Lets give some examples of how this would look.

  * l0
  * l1
+ p # open paragraph p
  * l2
  * l3
- p # close paragraph p
  * l4

This would amount to the following situation:

Paragraphs as a linked list

But to make things worse, we can re-open paragraphs that have been previously closed. For example:

  * l0
  * l1
+ p # open paragraph p
  * l2
  * l3
- p # close paragraph p
  * l4
  * l5
+* p # reopen paragraph p
  * l6
  * l7
- p # close paragraph p again
  * l8
  * l9

Or graphically, we’d have the following situation (with the paragraph linkage in red):

Paragraphs as a linked list

Paragraphs themselves form a linear list. When we have multiple paragraphs in a row, something like

+ p1
# ...
- p1
+ p2
# ...
- p2
+ p3
# ...
- p3
# etc.

We want to treat the paraph siblings p1, p2, etc., as all living in the same list or array. Why would this matter?
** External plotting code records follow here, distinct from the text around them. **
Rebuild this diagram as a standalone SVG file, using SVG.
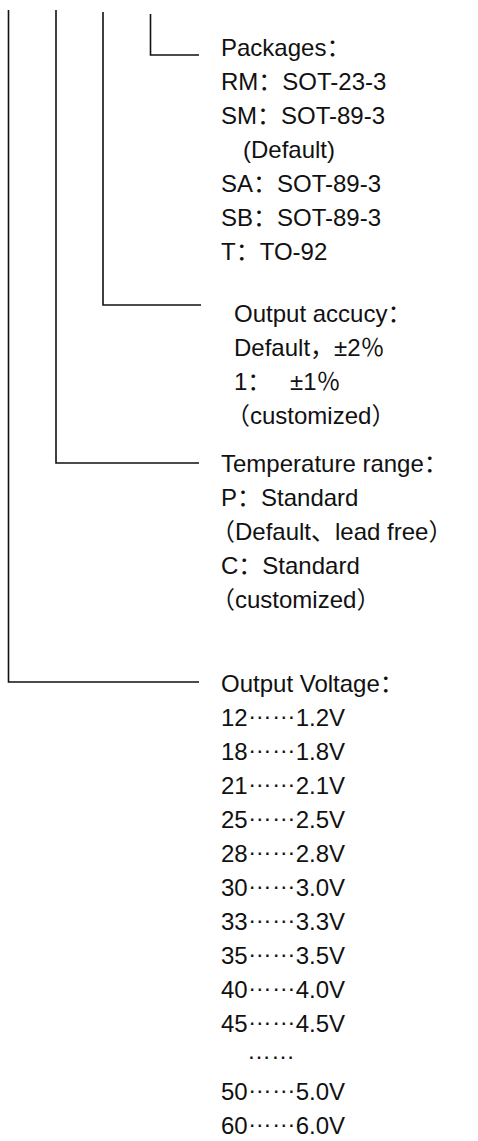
<svg xmlns="http://www.w3.org/2000/svg" width="478" height="1141" viewBox="0 0 478 1141">
<style>
.t{font-family:"Liberation Sans","Noto Sans CJK SC",sans-serif;font-size:24px;fill:#111}
.c{fill:none;stroke:#111;stroke-width:1.6}
</style>
<rect width="478" height="1141" fill="#fff"/>
<g id="connectors">
<path class="c" d="M8.5 10V682H199"/>
<path class="c" d="M56 10V463H199"/>
<path class="c" d="M103 12V305H201"/>
<path class="c" d="M150.5 14V55H199"/>
</g>
<g id="packages">
<text class="t" x="221" y="56">Packages：</text>
<text class="t" x="221" y="90">RM：SOT-23-3</text>
<text class="t" x="221" y="124">SM：SOT-89-3</text>
<text class="t" x="243" y="158">(Default)</text>
<text class="t" x="221" y="192">SA：SOT-89-3</text>
<text class="t" x="221" y="226">SB：SOT-89-3</text>
<text class="t" x="221" y="260">T：TO-92</text>
</g>
<g id="accuracy">
<text class="t" x="234" y="322">Output accucy：</text>
<text class="t" x="234" y="356">Default，±2％</text>
<text class="t" x="234" y="390">1：<tspan x="290">±1％</tspan></text>
<text class="t" x="226" y="424">（customized）</text>
</g>
<g id="temperature">
<text class="t" x="221" y="472">Temperature range：</text>
<text class="t" x="221" y="506">P：Standard</text>
<text class="t" x="211" y="540">（Default、lead free）</text>
<text class="t" x="221" y="574">C：Standard</text>
<text class="t" x="211" y="608">（customized）</text>
</g>
<g id="voltage">
<text class="t" x="221" y="692">Output Voltage：</text>
<text class="t" x="221" y="726">12<tspan dy="-7">……</tspan><tspan dy="7">1.2V</tspan></text>
<text class="t" x="221" y="760">18<tspan dy="-7">……</tspan><tspan dy="7">1.8V</tspan></text>
<text class="t" x="221" y="794">21<tspan dy="-7">……</tspan><tspan dy="7">2.1V</tspan></text>
<text class="t" x="221" y="828">25<tspan dy="-7">……</tspan><tspan dy="7">2.5V</tspan></text>
<text class="t" x="221" y="862">28<tspan dy="-7">……</tspan><tspan dy="7">2.8V</tspan></text>
<text class="t" x="221" y="896">30<tspan dy="-7">……</tspan><tspan dy="7">3.0V</tspan></text>
<text class="t" x="221" y="930">33<tspan dy="-7">……</tspan><tspan dy="7">3.3V</tspan></text>
<text class="t" x="221" y="964">35<tspan dy="-7">……</tspan><tspan dy="7">3.5V</tspan></text>
<text class="t" x="221" y="998">40<tspan dy="-7">……</tspan><tspan dy="7">4.0V</tspan></text>
<text class="t" x="221" y="1032">45<tspan dy="-7">……</tspan><tspan dy="7">4.5V</tspan></text>
<text class="t" x="247" y="1059">……</text>
<text class="t" x="221" y="1100">50<tspan dy="-7">……</tspan><tspan dy="7">5.0V</tspan></text>
<text class="t" x="221" y="1134">60<tspan dy="-7">……</tspan><tspan dy="7">6.0V</tspan></text>
</g>
</svg>
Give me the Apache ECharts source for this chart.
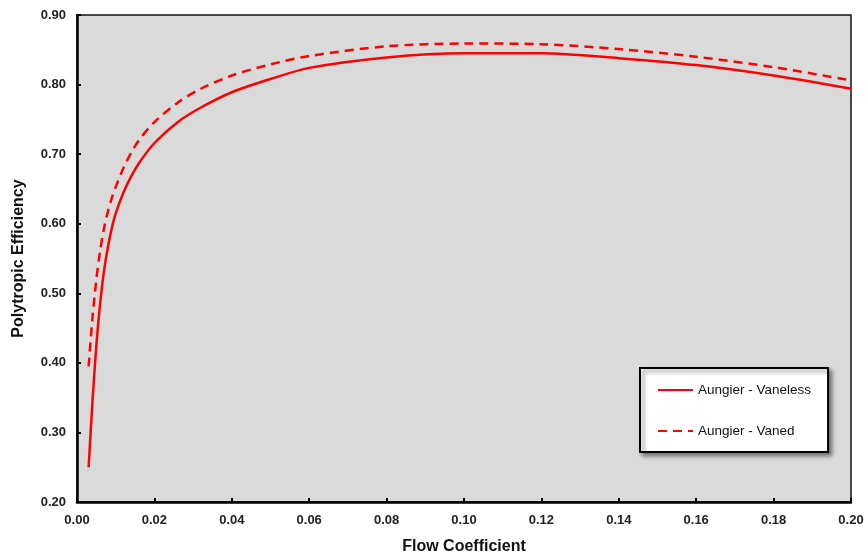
<!DOCTYPE html>
<html>
<head>
<meta charset="utf-8">
<script src="https://cdn.jsdelivr.net/npm/echarts@6/dist/echarts.min.js"></script>
<style>
  html, body { margin: 0; padding: 0; background: #fff; }
  #chart { width: 868px; height: 560px; }
</style>
</head>
<body>
<div id="chart"></div>
<script>
// flow coefficient (x) and polytropic efficiency
const flowCoeff = [0.003, 0.004, 0.005, 0.006, 0.007, 0.008, 0.009, 0.01, 0.012, 0.014, 0.016, 0.02, 0.026, 0.032, 0.04, 0.05, 0.06, 0.08, 0.10, 0.12, 0.14, 0.16, 0.18, 0.20];
const vaneless  = [0.25, 0.345, 0.425, 0.487, 0.533, 0.567, 0.594, 0.615, 0.645, 0.668, 0.687, 0.716, 0.746, 0.767, 0.789, 0.808, 0.824, 0.839, 0.845, 0.845, 0.838, 0.828, 0.813, 0.794];
const vaned     = [0.395, 0.465, 0.52, 0.562, 0.594, 0.618, 0.637, 0.653, 0.680, 0.702, 0.720, 0.746, 0.774, 0.794, 0.813, 0.829, 0.841, 0.855, 0.859, 0.858, 0.851, 0.840, 0.825, 0.806];
const seriesNames = ["Aungier - Vaneless", "Aungier - Vaned"];

const font = "Liberation Sans, Arial, sans-serif";
const pairs = (ys) => flowCoeff.map((x, i) => [x, ys[i]]);

const chart = echarts.init(document.getElementById("chart"));
chart.setOption({
  animation: false,
  grid: {
    left: 77, top: 15, right: 17, bottom: 58,
    outerBoundsMode: "none",
    show: true,
    backgroundColor: "#dadada",
    borderColor: "#111",
    borderWidth: 1.5
  },
  xAxis: {
    type: "value",
    min: 0, max: 0.2, interval: 0.02,
    name: "Flow Coefficient",
    nameLocation: "middle",
    nameGap: 37,
    nameTextStyle: { fontFamily: font, fontWeight: "bold", fontSize: 16, color: "#111" },
    axisLine: { show: true, lineStyle: { color: "#000", width: 2.5 } },
    axisTick: { show: true, inside: true, length: 4, lineStyle: { color: "#000", width: 2 } },
    axisLabel: {
      fontFamily: font, fontWeight: "bold", fontSize: 13, color: "#222", margin: 12,
      formatter: (v) => v.toFixed(2)
    },
    splitLine: { show: false }
  },
  yAxis: {
    type: "value",
    min: 0.2, max: 0.9, interval: 0.1,
    name: "Polytropic Efficiency",
    nameLocation: "middle",
    nameGap: 50,
    nameTextStyle: { fontFamily: font, fontWeight: "bold", fontSize: 16, color: "#111" },
    axisLine: { show: true, lineStyle: { color: "#000", width: 2.5 } },
    axisTick: { show: true, inside: true, length: 4, lineStyle: { color: "#000", width: 2 } },
    axisLabel: {
      fontFamily: font, fontWeight: "bold", fontSize: 13, color: "#222", margin: 11,
      formatter: (v) => v.toFixed(2)
    },
    splitLine: { show: false }
  },
  legend: {
    orient: "vertical",
    left: 640, top: 368,
    padding: [15, 17, 14, 17],
    itemGap: 27,
    itemWidth: 35,
    itemHeight: 14,
    backgroundColor: "#fff",
    borderColor: "#000",
    borderWidth: 2,
    borderRadius: 0,
    shadowColor: "rgba(0,0,0,0.45)",
    shadowBlur: 4,
    shadowOffsetX: 3,
    shadowOffsetY: 3,
    itemStyle: { opacity: 0 },
    textStyle: { fontFamily: font, fontSize: 13.5, color: "#111" },
    data: seriesNames
  },
  series: [
    {
      name: seriesNames[0],
      type: "line",
      smooth: 0.3,
      symbol: "none",
      data: pairs(vaneless),
      lineStyle: { color: "#ff0000", width: 2.5 },
      itemStyle: { color: "#ff0000" }
    },
    {
      name: seriesNames[1],
      type: "line",
      smooth: 0.3,
      symbol: "none",
      data: pairs(vaned),
      lineStyle: { color: "#ff0000", width: 2.5, type: [9, 6] },
      itemStyle: { color: "#ff0000" }
    }
  ]
});
</script>
</body>
</html>
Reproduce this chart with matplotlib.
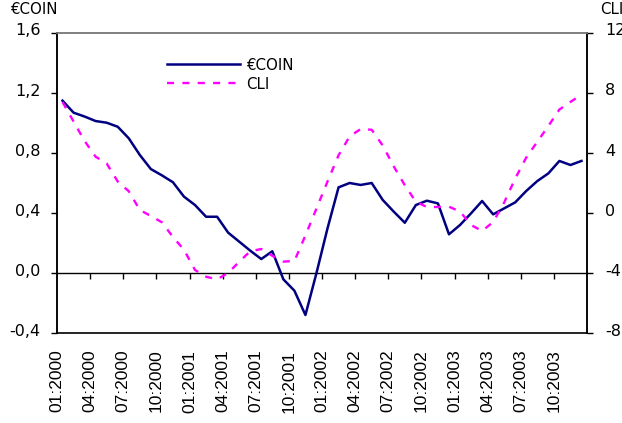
import matplotlib
matplotlib.use("Agg")
import matplotlib.pyplot as plt
from matplotlib.transforms import ScaledTranslation

# monthly data, 01:2000 .. 12:2003
ecoin = [1.149, 1.069, 1.043, 1.013, 1.002, 0.975, 0.898, 0.787, 0.693, 0.651,
         0.605, 0.509, 0.453, 0.375, 0.375, 0.269, 0.209, 0.149, 0.093, 0.145,
         -0.042, -0.118, -0.280, 0.000, 0.298, 0.571, 0.600, 0.587, 0.600, 0.487,
         0.409, 0.335, 0.453, 0.482, 0.464, 0.258, 0.320, 0.398, 0.480, 0.391,
         0.431, 0.471, 0.547, 0.613, 0.664, 0.747, 0.720, 0.747]
cli = [7.4, 6.1, 4.8, 3.75, 3.3, 2.1, 1.45, 0.2, -0.2, -0.62,
       -1.6, -2.45, -3.8, -4.25, -4.42, -4.0, -3.25, -2.55, -2.4, -2.85,
       -3.24, -3.2, -1.5, 0.3, 2.1, 3.85, 5.1, 5.6, 5.55, 4.5,
       3.1, 1.85, 0.75, 0.4, 0.4, 0.42, 0.1, -0.8, -1.2, -0.6,
       0.7, 2.3, 3.7, 4.75, 5.8, 6.9, 7.4, 7.9]
month_labels = ["01:2000", "04:2000", "07:2000", "10:2000",
                "01:2001", "04:2001", "07:2001", "10:2001",
                "01:2002", "04:2002", "07:2002", "10:2002",
                "01:2003", "04:2003", "07:2003", "10:2003"]
left_ticks = [-0.4, 0.0, 0.4, 0.8, 1.2, 1.6]
left_labels = ["-0,4", "0,0", "0,4", "0,8", "1,2", "1,6"]
right_ticks = [-8, -4, 0, 4, 8, 12]
right_labels = ["-8", "-4", "0", "4", "8", "12"]

plt.rcParams["font.family"] = ["DejaVu Sans"]

NAVY = "#000080"
MAGENTA = "#FF00FF"

x = [i + 0.5 for i in range(len(ecoin))]
label_pos = [3 * k for k in range(len(month_labels))]

fig = plt.figure(figsize=(6.22, 4.23), dpi=100)
ax = fig.add_axes([57 / 622, 90 / 423, 530 / 622, 300 / 423])
ax2 = ax.twinx()

l1, = ax.plot(x, ecoin, color=NAVY, lw=1.8, label="€COIN", zorder=3)
l2, = ax2.plot(x, cli, color=MAGENTA, lw=1.7, ls=(0, (3, 3.5)), label="CLI", zorder=3)

ax.set_xlim(0, len(ecoin))
ax.set_ylim(-0.4, 1.6)
ax2.set_ylim(-8, 12)

# left axis
ax.set_yticks(left_ticks)
ax.set_yticklabels(left_labels)
ax.tick_params(axis="y", direction="out", length=4, width=1, pad=8, labelsize=11.5)

# right axis
ax2.set_yticks(right_ticks)
ax2.set_yticklabels(right_labels)
ax2.tick_params(axis="y", direction="out", length=4, width=1, pad=9, labelsize=11.5)

# x axis drawn on the zero line, ticks only
ax.spines["bottom"].set_position(("data", 0))
ax.set_xticks(label_pos[1:])
ax.tick_params(axis="x", direction="out", length=4, width=1, labelbottom=False)

# month labels at the bottom of the frame
sec = ax.secondary_xaxis("bottom")
sec.set_xticks(label_pos)
sec.set_xticklabels(month_labels, rotation=90, fontfamily="Liberation Sans", fontsize=12.5)
sec.tick_params(axis="x", length=0, pad=12)
sec.spines["bottom"].set_linewidth(1.2)

for a in (ax, ax2):
    a.spines["top"].set_color("#808080")
    a.spines["top"].set_linewidth(1.2)
    a.spines["left"].set_linewidth(1.1)
    a.spines["right"].set_linewidth(1.1)
ax2.spines["bottom"].set_visible(False)
ax.spines["bottom"].set_linewidth(1.0)

# y tick labels sit a little above their ticks in the original
lift = ScaledTranslation(0, 3.5 / 100, fig.dpi_scale_trans)
for lab in ax.get_yticklabels() + ax2.get_yticklabels():
    lab.set_transform(lab.get_transform() + lift)

ax2.legend([l1, l2], ["€COIN", "CLI"], loc="upper left", bbox_to_anchor=(0.2075, 0.918),
           frameon=False, borderaxespad=0, borderpad=0, handlelength=4.9,
           handletextpad=0.35, labelspacing=0.27, fontsize=10.8)

fig.text(10 / 622, 1 - 9 / 423, "€COIN", ha="left", va="center", fontsize=10.8)
fig.text(600 / 622, 1 - 9 / 423, "CLI", ha="left", va="center", fontsize=10.8)

fig.savefig("out.png", dpi=100)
We’d like to keep track of all the subparagraphs contained within a given paragraph. That’s the real motivation for this feature. It makes tracking down a line or function or variable definition easier (or even possible).

Concluding Remarks

We reviewed the basic statement structure in Automath, which amounted to making definitions…or introducing parameters to be used in a definition. Then we examined the basic expressions admitted, namely, function calls, lambda abstractions, and applying a lambda abstraction to an expression.

Although the statement structure is fairly straightforward (after all, there was only one “type” of statement), the expressions were far more complicated. Implementation in a language not permitting inheritance or pointer casting (e.g., Go) may prove challenging.

The only piece of machinery left to examine is how Automath checks expressions for correctness, but this is remarkably simple type checking (is the function passed the correct argument? Is the definition coherent? Etc.). This is the subject for another topic of discussion, however.